Semilac-Classic-Nude
          Był taki moment w moim życiu, kiedy paznokcie totalnie spisałam na straty. Już prawie pogodziłam się z myślą, że będę po prostu zazdrościć urodowym blogerkom, youberkom i wszystkim kobietom, które mają piękne, długie i zadbane paznokcie. Moje, pomimo nieustannej pielęgnacji, odżywiania i różnych sposobów regeneracji, po prostu nie chciały być długie. Nieustannie się łamały, pękały i rozdwajały – wszelkie kuracje (co okazało się w późniejszym czasie) działały krótkofalowo np. Herome [KLIK]. Jednakże czytając recenzje lakierów hybrydowych Semilac i oglądając te wszystkie zdjęcia długich i zadbanych paznokci nie mogłam oprzeć się wrażeniu, że może i ja powinnam spróbować? W końcu gorzej już być nie może. 
          Tym oto sposobem w moje ręce trafiło kilka lakierów tej marki, a nowości jakie do mnie przyszły pokazywałam w [TYM] poście. Nadszedł moment, aby podzielić się z Wami moją opinią odnośnie pierwszego z lakierów, czyli hybrydy Semilac, Classic Nude. Muszę przyznać, że chyba dojrzałam w końcu do delikatnych lakierów tego typu, bo był okres w moim życiu gdzie stawiałam na krzykliwe i ostre kolory, a od dłuższego czasu wybieram raczej różne odmiany nude. Poza tym, Classic Nude idealnie nadaje się na każdą okazję, szczególnie jeżeli interesują Was nudziaki z różowymi tonami.
Semilac-blog
           Obcowanie z hybrydami to dla mnie właściwie nowość. Wcześniej miałam z nimi styczność tylko raz i niestety nie było to najmilsze spotkanie. Jednak od kiedy mam przyjemność testować hybrydamy Semilac, muszę przyznać, że moje zdanie znacznie się zmieniło. Kolor Classic Nude, to jak sama nazwa wskazuje, według producenta, klasyczny nudziak. Jednakże dla mnie bardziej pasowałaby tutaj nazwa Classic Pink, ponieważ jest to bardziej różowy, niż beżowo – brązowy kolor. Nie zmienia to jednak faktu, że lakier jest delikatny, kobiecy, a nawet powiedziałabym: dziewczęcy. Na paznokciach to piękny, przybrudzony róż idealny na każdą okazję jak i do szkoły, albo do pracy. Nie jest ani nachalny, ani zbyt intensywny, a jego dyskretny kolor sprawia, że nie rzuca się w oczy, przez co jest całkowicie uniwersalny.
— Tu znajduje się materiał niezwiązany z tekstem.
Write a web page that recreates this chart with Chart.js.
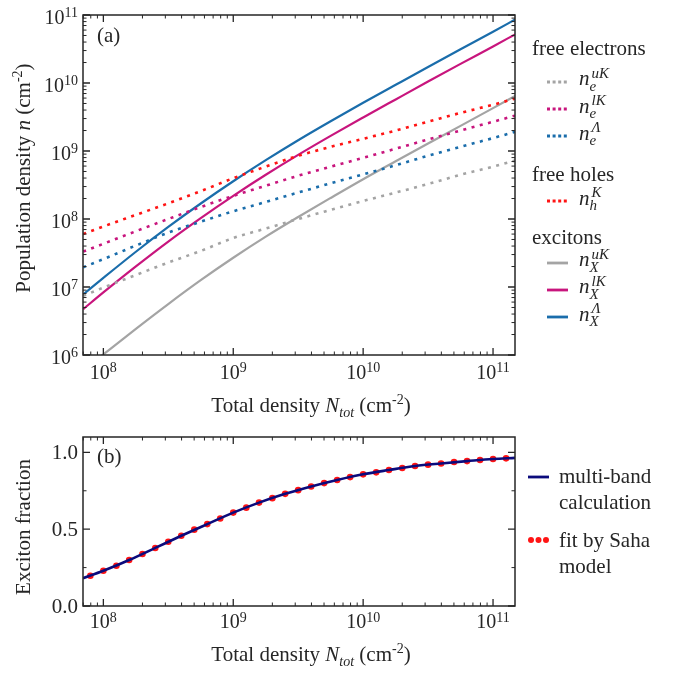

Mnie osobiście ten odcień bardzo się podoba i uważam, że każda lakieromaniaczka, która preferuje delikatne odcienie lakierów, powinna go mieć w swojej kolekcji.

Semilac-blog
Semilac-blog

          Lakiery Semilac trzymają się u mnie około dwa tygodnie (bez harda), bez większych uszczerbek. Przez ten okres lakier wygląda perfekcyjnie, ma piękny połysk i dłonie wyglądają bardzo elegancko. Po tym czasie odrost jest już na tyle spory, że manicure wymaga odnowienia i częściej zdarzają się delikatne wyszczerbienia lub pęknięcia. Mam jednak na koncie dopiero test trzech kolorów, a jestem świadoma tego, że każdy lakier może zachowywać się inaczej. Odnośnie tego lakieru póki co nie mam zastrzeżeń, na moich paznokciach wygląda naprawdę ładnie i myślę, że jeszcze nie raz wyląduje na moich paznokciach. Muszę jednak zwrócić uwagę na fakt,  że kolory na zakrętkach często nie odpowiadają temu, jak faktycznie wygląda lakier. Wydaje mi się, że warto byłoby ten element poprawić, bo czasami może to być mylące w momencie doboru koloru.
          Póki co muszę przyznać, że jestem zachwycona lakierami hybrydowymi Semilac i bardzo się cieszę, że zaczęłam właśnie od Classic Nude. Jest idealny do pracy bo nie rzuca się w oczy, jak i do szkoły czy na uczelnie, gdzie też nie będzie za bardzo zwracał uwagi, a dłonie będą wyglądały bardzo ładnie. 
PS. Dajcie znać jak podobają Wam się takie zdjęcia paznokci/lakierów. Wciąż szukam swojego sposobu na pokazanie manicure, więc chętnie poznam Wasze zdanie i propozycje w tym temacie!

Są tu fanki lakierów Semilac? Jakie kolory to Wasz must have?